From Degradation to Garment: A Full-Chain Decarbonization Logic
Zero-carbon workwear relies on more than just recycled fibers. The journey from waste clothing to finished garments involves crushing, hydrolysis depolymerization, impurity filtration, and deacidification—each step emitting carbon. Tayho's solution: use low-temperature, normal-pressure processes for fiber regeneration to cut energy use, and adopt digital printing for dyeing to replace traditional methods.
Digital printing eliminates steaming and washing steps, reducing carbon emissions by over 35%. For denim fabrics, water savings exceed 90%. Whether digital printing meets workwear's requirements for colorfastness and abrasion resistance remains to be seen, but the energy efficiency gains are clear.
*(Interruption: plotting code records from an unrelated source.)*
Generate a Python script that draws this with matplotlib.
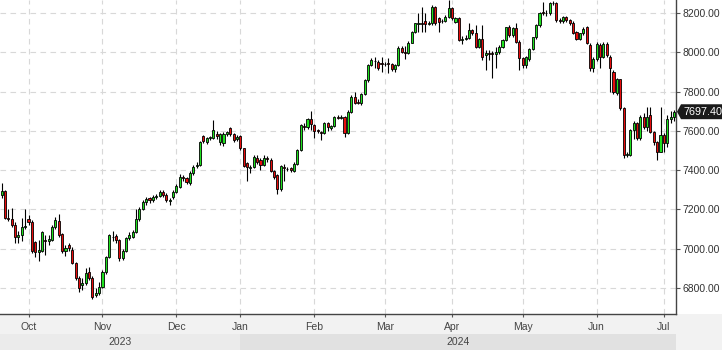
import numpy as np
import pandas as pd
import matplotlib
matplotlib.use("Agg")
import matplotlib.pyplot as plt
import matplotlib.transforms as mtransforms
from matplotlib.patches import Polygon, Rectangle

# daily candles, Sep 20 2023 .. Jul 4 2024 (Euronext trading days)
holidays = ["2023-12-25", "2023-12-26", "2024-01-01", "2024-03-29", "2024-04-01", "2024-05-01"]
dates = pd.bdate_range("2023-09-20", "2024-07-04", freq="C", holidays=holidays)

opens = [
    7274, 7294, 7158, 7150, 7121, 7060, 7068, 7110, 7150, 7135,
    7036, 6985, 6990, 7045, 7040, 7045, 7113, 7141, 7074, 6989,
    7019, 6994, 6926, 6850, 6815, 6824, 6884, 6850, 6765, 6773,
    6807, 6884, 6960, 7058, 7065, 7045, 6955, 6990, 7053, 7062,
    7087, 7150, 7200, 7236, 7258, 7248, 7262, 7270, 7290, 7275,
    7243, 7265, 7290, 7316, 7365, 7359, 7333, 7384, 7420, 7426,
    7576, 7545, 7562, 7566, 7583, 7542, 7537, 7583, 7613, 7583,
    7560, 7574, 7511, 7435, 7413, 7418, 7464, 7452, 7427, 7462,
    7452, 7398, 7376, 7303, 7415, 7405, 7410, 7398, 7432, 7503,
    7625, 7618, 7659, 7630, 7605, 7596, 7591, 7639, 7613, 7625,
    7670, 7667, 7669, 7591, 7698, 7771, 7748, 7740, 7788, 7859,
    7935, 7955, 7952, 7942, 7938, 7944, 7940, 7913, 7935, 8020,
    8003, 7998, 8049, 8105, 8144, 8147, 8161, 8144, 8147, 8232,
    8173, 8161, 8161, 8181, 8224, 8156, 8173, 8063, 8066, 8071,
    8114, 8097, 8029, 8066, 7986, 7998, 7995, 7991, 8003, 8029,
    8063, 8127, 8088, 8122, 8054, 7969, 7935, 7964, 8015, 8076,
    8139, 8205, 8198, 8198, 8249, 8252, 8164, 8160, 8177, 8164,
    8151, 8105, 8066, 8096, 8127, 8037, 7918, 7964, 8037, 7978,
    8042, 7978, 7902, 7794, 7863, 7715, 7477, 7477, 7605, 7638,
    7562, 7672, 7621, 7681, 7596, 7545, 7494, 7579, 7537, 7659,
    7670,
]
highs = [
    7335, 7300, 7200, 7205, 7135, 7090, 7155, 7200, 7170, 7145,
    7040, 7045, 7090, 7070, 7070, 7120, 7160, 7175, 7080, 7020,
    7030, 7010, 6935, 6860, 6850, 6900, 6905, 6860, 6800, 6830,
    6890, 6965, 7075, 7090, 7075, 7050, 7000, 7060, 7085, 7095,
    7200, 7215, 7250, 7262, 7265, 7275, 7280, 7300, 7300, 7285,
    7260, 7300, 7330, 7380, 7375, 7365, 7395, 7425, 7440, 7550,
    7580, 7570, 7575, 7655, 7600, 7590, 7595, 7600, 7620, 7590,
    7580, 7580, 7515, 7440, 7425, 7475, 7475, 7460, 7475, 7470,
    7460, 7400, 7380, 7425, 7430, 7415, 7415, 7440, 7510, 7635,
    7640, 7665, 7700, 7635, 7610, 7600, 7645, 7645, 7630, 7675,
    7680, 7680, 7675, 7705, 7780, 7800, 7760, 7795, 7865, 7940,
    7970, 7975, 7960, 7975, 7950, 7970, 7945, 7940, 8030, 8030,
    8030, 8055, 8110, 8150, 8198, 8230, 8198, 8160, 8241, 8235,
    8180, 8170, 8190, 8266, 8230, 8180, 8180, 8085, 8090, 8147,
    8120, 8140, 8075, 8140, 8010, 8010, 8005, 8029, 8035, 8070,
    8130, 8140, 8130, 8147, 8060, 7975, 7980, 8020, 8080, 8145,
    8205, 8258, 8215, 8255, 8260, 8255, 8175, 8185, 8185, 8170,
    8160, 8110, 8100, 8130, 8135, 8045, 7975, 8050, 8045, 8050,
    8050, 7985, 7910, 7870, 7865, 7720, 7490, 7610, 7650, 7645,
    7680, 7690, 7720, 7723, 7600, 7550, 7720, 7590, 7680, 7700,
    7705,
]
lows = [
    7260, 7150, 7140, 7110, 7030, 7030, 7040, 7100, 7120, 6980,
    6960, 6940, 6985, 6970, 7020, 7040, 7100, 7060, 6980, 6965,
    6990, 6920, 6840, 6780, 6790, 6815, 6840, 6745, 6755, 6765,
    6800, 6870, 6955, 7040, 7030, 6940, 6945, 6985, 7045, 7055,
    7080, 7140, 7195, 7225, 7235, 7240, 7255, 7262, 7265, 7240,
    7222, 7255, 7285, 7310, 7345, 7330, 7325, 7375, 7410, 7420,
    7540, 7535, 7555, 7560, 7560, 7530, 7525, 7575, 7575, 7545,
    7550, 7505, 7415, 7345, 7385, 7410, 7430, 7400, 7420, 7440,
    7390, 7355, 7279, 7295, 7345, 7395, 7390, 7390, 7428, 7500,
    7605, 7610, 7605, 7562, 7590, 7555, 7585, 7600, 7605, 7620,
    7660, 7660, 7567, 7585, 7690, 7735, 7735, 7730, 7780, 7850,
    7930, 7918, 7910, 7900, 7930, 7893, 7905, 7900, 7930, 7995,
    7965, 7990, 8045, 8100, 8105, 8105, 8105, 8140, 8140, 8140,
    8105, 8150, 8155, 8175, 8165, 8150, 8055, 8040, 8060, 8065,
    8090, 8020, 8020, 7961, 7910, 7960, 7868, 7918, 7990, 8020,
    8055, 8080, 8080, 8045, 7910, 7920, 7918, 7955, 8010, 8070,
    8130, 8190, 8185, 8190, 8240, 8155, 8150, 8150, 8155, 8140,
    8095, 8060, 8060, 8090, 8040, 7905, 7900, 7955, 7918, 7970,
    7975, 7800, 7790, 7785, 7705, 7460, 7465, 7470, 7560, 7555,
    7555, 7610, 7600, 7590, 7530, 7452, 7490, 7490, 7520, 7640,
    7650,
]
closes = [
    7294, 7158, 7150, 7121, 7062, 7070, 7113, 7118, 7135, 6989,
    6985, 6995, 7084, 7040, 7048, 7113, 7146, 7070, 6989, 7002,
    7005, 6926, 6850, 6799, 6824, 6875, 6850, 6757, 6773, 6807,
    6884, 6960, 7070, 7062, 7045, 6955, 6990, 7053, 7070, 7087,
    7150, 7200, 7240, 7254, 7248, 7265, 7270, 7288, 7275, 7248,
    7250, 7291, 7321, 7367, 7359, 7338, 7384, 7418, 7427, 7545,
    7550, 7562, 7567, 7605, 7576, 7582, 7583, 7596, 7583, 7554,
    7570, 7511, 7423, 7416, 7418, 7469, 7443, 7427, 7464, 7455,
    7398, 7367, 7303, 7421, 7410, 7408, 7400, 7432, 7503, 7630,
    7622, 7659, 7635, 7601, 7598, 7588, 7638, 7622, 7625, 7669,
    7667, 7670, 7591, 7698, 7771, 7744, 7744, 7788, 7859, 7935,
    7961, 7958, 7918, 7940, 7941, 7940, 7913, 7935, 8020, 8003,
    7998, 8049, 8105, 8147, 8147, 8144, 8144, 8147, 8232, 8147,
    8156, 8158, 8181, 8224, 8173, 8173, 8063, 8066, 8071, 8114,
    8097, 8029, 8066, 7978, 7995, 7991, 7991, 8003, 8029, 8063,
    8127, 8088, 8122, 8054, 7969, 7935, 7975, 8015, 8076, 8139,
    8202, 8200, 8200, 8249, 8252, 8164, 8160, 8177, 8164, 8150,
    8100, 8066, 8096, 8117, 8046, 7918, 7964, 8042, 7978, 8042,
    7986, 7920, 7800, 7863, 7715, 7477, 7482, 7605, 7638, 7565,
    7672, 7621, 7672, 7596, 7545, 7494, 7579, 7540, 7659, 7670,
    7697.4,
]

price_ticks = [6800, 7000, 7200, 7400, 7600, 7800, 8000, 8200]
years = ["2023", "2024"]
last_price = closes[-1]

font = ["Liberation Sans", "DejaVu Sans"]

o = np.array(opens, dtype=float)
h = np.array(highs, dtype=float)
l = np.array(lows, dtype=float)
c = np.array(closes, dtype=float)
x = np.arange(len(c))

fig = plt.figure(figsize=(7.22, 3.5), dpi=100, facecolor="#f2f2f2")
axw = 676 / 722
axb = 36 / 350
ax = fig.add_axes([0, axb, axw, 1 - axb])
fig.add_artist(Rectangle((axw, axb), 1 - axw, 1 - axb, transform=fig.transFigure,
                         facecolor="white", edgecolor="none", zorder=-1))

# wicks and bodies
ax.vlines(x, l, h, color="black", linewidth=0.8, zorder=2)
up = c >= o
body = np.where(np.abs(c - o) < 3, 3, c - o)
ax.bar(x[up], body[up], bottom=o[up], width=0.62, color="#1ee01e",
       edgecolor="black", linewidth=0.6, zorder=3)
ax.bar(x[~up], body[~up], bottom=o[~up], width=0.62, color="#e80c0c",
       edgecolor="black", linewidth=0.6, zorder=3)

xlim = (-0.48, len(c) - 0.4)
ax.set_xlim(*xlim)
ax.set_ylim(6668, 8266)

# month ticks at the first trading day of each month
month_starts = [i for i in range(1, len(dates)) if dates[i].month != dates[i - 1].month]
ax.set_xticks(month_starts)
ax.set_xticklabels([dates[i].strftime("%b") for i in month_starts], family=font,
                   fontsize=7.5, color="#444444")
ax.set_yticks(price_ticks)
ax.set_yticklabels([f"{p:.2f}" for p in price_ticks], family=font, fontsize=7.5,
                   color="#333333")
ax.yaxis.tick_right()
ax.tick_params(axis="x", direction="out", length=2.5, width=0.8, color="#555555", pad=3)
ax.tick_params(axis="y", direction="out", length=3, width=0.8, color="#555555", pad=1.5)

ax.grid(True, color="#d8d8d8", linestyle=(0, (5, 4)), linewidth=0.8, zorder=0)
ax.set_axisbelow(True)
for side in ["left", "top"]:
    ax.spines[side].set_visible(False)
for side in ["right", "bottom"]:
    ax.spines[side].set_color("#444444")
    ax.spines[side].set_linewidth(1)

# last price tag
trans = mtransforms.blended_transform_factory(ax.transAxes, ax.transData)
hh = 38
tip = 5 / 676
tag = Polygon([(1.0 + 1 / 676, last_price), (1.0 + tip, last_price + hh),
               (722 / 676, last_price + hh), (722 / 676, last_price - hh),
               (1.0 + tip, last_price - hh)],
              closed=True, transform=trans, facecolor="#1a1a1a", edgecolor="none",
              clip_on=False, zorder=10)
ax.add_patch(tag)
ax.text(1.0 + 7 / 676, last_price, f"{last_price:.2f}", transform=trans, ha="left",
        va="center", color="white", fontsize=7.8, family=font, clip_on=False, zorder=11)

# year band
yax = fig.add_axes([0, 0, axw, 16 / 350])
yax.set_xlim(*xlim)
yax.set_ylim(0, 1)
jan = month_starts[3]
yax.axvspan(xlim[0], jan, color="#ebebeb", linewidth=0)
yax.axvspan(jan, xlim[1], color="#e1e1e1", linewidth=0)
yax.text((xlim[0] + jan) / 2, 0.5, years[0], ha="center", va="center", fontsize=7.5,
         family=font, color="#444444")
yax.text((jan + xlim[1]) / 2, 0.5, years[1], ha="center", va="center", fontsize=7.5,
         family=font, color="#444444")
yax.axis("off")

plt.savefig("out.png", dpi=100, facecolor=fig.get_facecolor())
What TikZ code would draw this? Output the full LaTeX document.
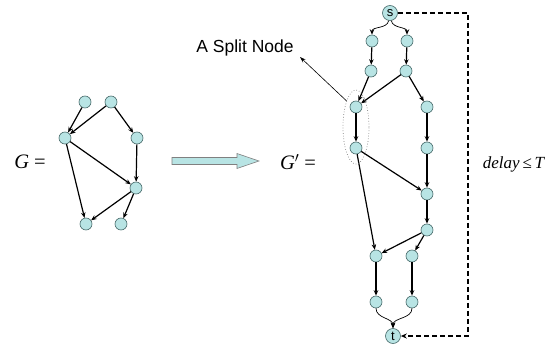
\documentclass[tikz,border=0pt]{standalone}
\usepackage{fontspec}
\setmainfont{Liberation Serif}
\setsansfont{Liberation Sans}
\usetikzlibrary{arrows.meta,shapes.geometric}
\definecolor{nodefill}{RGB}{184,228,228}
\definecolor{nodeline}{RGB}{70,105,105}
\begin{document}
\begin{tikzpicture}[x=1pt,y=-1pt,
  vtx/.style={circle,draw=nodeline,fill=nodefill,line width=0.6pt,minimum size=12pt,inner sep=0pt},
  term/.style={circle,draw=nodeline,fill=nodefill,line width=0.6pt,minimum size=15pt,inner sep=0pt,font=\sffamily\fontsize{13}{13}\selectfont},
  edge/.style={line width=1.2pt,-{Stealth[length=5.5pt,width=4.5pt]}},
  thinedge/.style={line width=0.7pt,-{Stealth[length=5.5pt,width=4.5pt]}}]
\useasboundingbox (0,0) rectangle (550,348);
% G
\node[font=\fontsize{20.5}{20.5}\selectfont] (Glab) at (30,162) {\textit{G} =};
\node[vtx] (a1) at (85,102) {};
\node[vtx] (a2) at (111,102) {};
\node[vtx] (b1) at (65,138) {};
\node[vtx] (b2) at (137,138) {};
\node[vtx] (c) at (136,188) {};
\node[vtx] (d1) at (86,224) {};
\node[vtx] (d2) at (121,224) {};
\draw[edge] (a1) -- (b1);
\draw[edge] (a2) -- (b1);
\draw[edge] (a2) -- (b2);
\draw[edge] (b1) -- (c);
\draw[edge] (b2) -- (c);
\draw[edge] (b1) -- (d1);
\draw[edge] (c) -- (d1);
\draw[edge] (c) -- (d2);
% big arrow
\draw[draw=gray,fill=nodefill,line width=0.6pt] (172,157.5) -- (237,157.5) -- (237,153.5) -- (259,161) -- (237,168.5) -- (237,164.5) -- (172,164.5) -- cycle;
% G'
\node[font=\fontsize{20.5}{20.5}\selectfont] (Gplab) at (298,162) {\textit{G}$'$ =};
\node[term] (s) at (390,13) {s};
\node[vtx] (p1) at (372,41) {};
\node[vtx] (q1) at (407,41) {};
\node[vtx] (p2) at (371,71) {};
\node[vtx] (q2) at (406,71) {};
\node[vtx] (p3) at (356,107) {};
\node[vtx] (q3) at (427,107) {};
\node[vtx] (p4) at (356,148) {};
\node[vtx] (q4) at (427,148) {};
\node[vtx] (m5) at (427,194) {};
\node[vtx] (m6) at (427,230) {};
\node[vtx] (p7) at (376,256) {};
\node[vtx] (q7) at (412,256) {};
\node[vtx] (p8) at (376,302) {};
\node[vtx] (q8) at (412,302) {};
\node[term] (t) at (393,336) {t};
\draw[thinedge] (s) to[out=-100,in=90] (p1);
\draw[thinedge] (s) to[out=-80,in=90] (q1);
\draw[edge] (p1) -- (p2);
\draw[edge] (q1) -- (q2);
\draw[edge] (p2) -- (p3);
\draw[edge] (q2) -- (p3);
\draw[edge] (q2) -- (q3);
\draw[edge] (p3) -- (p4);
\draw[edge] (q3) -- (q4);
\draw[edge] (p4) -- (m5);
\draw[edge] (p4) -- (p7);
\draw[edge] (q4) -- (m5);
\draw[edge] (m5) -- (m6);
\draw[edge] (m6) -- (p7);
\draw[edge] (m6) -- (q7);
\draw[edge] (p7) -- (p8);
\draw[edge] (q7) -- (q8);
\draw[thinedge] (p8) to[out=-90,in=90] (t);
\draw[thinedge] (q8) to[out=-90,in=90] (t);
% split node
\node[ellipse,draw=gray,dotted,line width=0.7pt,minimum width=26pt,minimum height=74pt,inner sep=0pt] (split) at (356,127) {};
\node[font=\sffamily\fontsize{17.5}{17.5}\selectfont] (lab) at (245,48) {A Split Node};
\coordinate (tip) at (300,57);
\draw[line width=0.6pt,-{Stealth[length=6pt,width=4pt]}] (split.110) -- (tip);
% delay loop
\coordinate (c1) at (468,13);
\coordinate (c2) at (468,336);
\draw[dash pattern=on 5pt off 3pt,line width=1.1pt,-{Stealth[length=6pt,width=5pt]}] (s.east) -- (c1) -- (c2) -- (t.east);
\node[font=\fontsize{17}{17}\selectfont] (delay) at (514,164) {\textit{delay}\,≤\,\textit{T}};
\end{tikzpicture}
\end{document}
Supply Chain Ripple Effects: Who Gains, Who Feels Pressure
Tayho has already developed over ten zero-carbon products, including waterproof windbreakers and down jackets, and has reached cooperation intentions with nearly ten global brands like Nike and Adidas. This signals that zero-carbon workwear is moving from niche concept to a viable procurement category.
For upstream waste fabric recyclers, this is a clear growth signal. Previously, old clothes went into low-value fillings or rags; now, the chemical recycling path to rPET offers a better economic equation. For traditional dyeing mills, pressure is mounting—digital printing's low-energy advantage will force upgrades in conventional water-based processes, or they risk losing bulk workwear orders.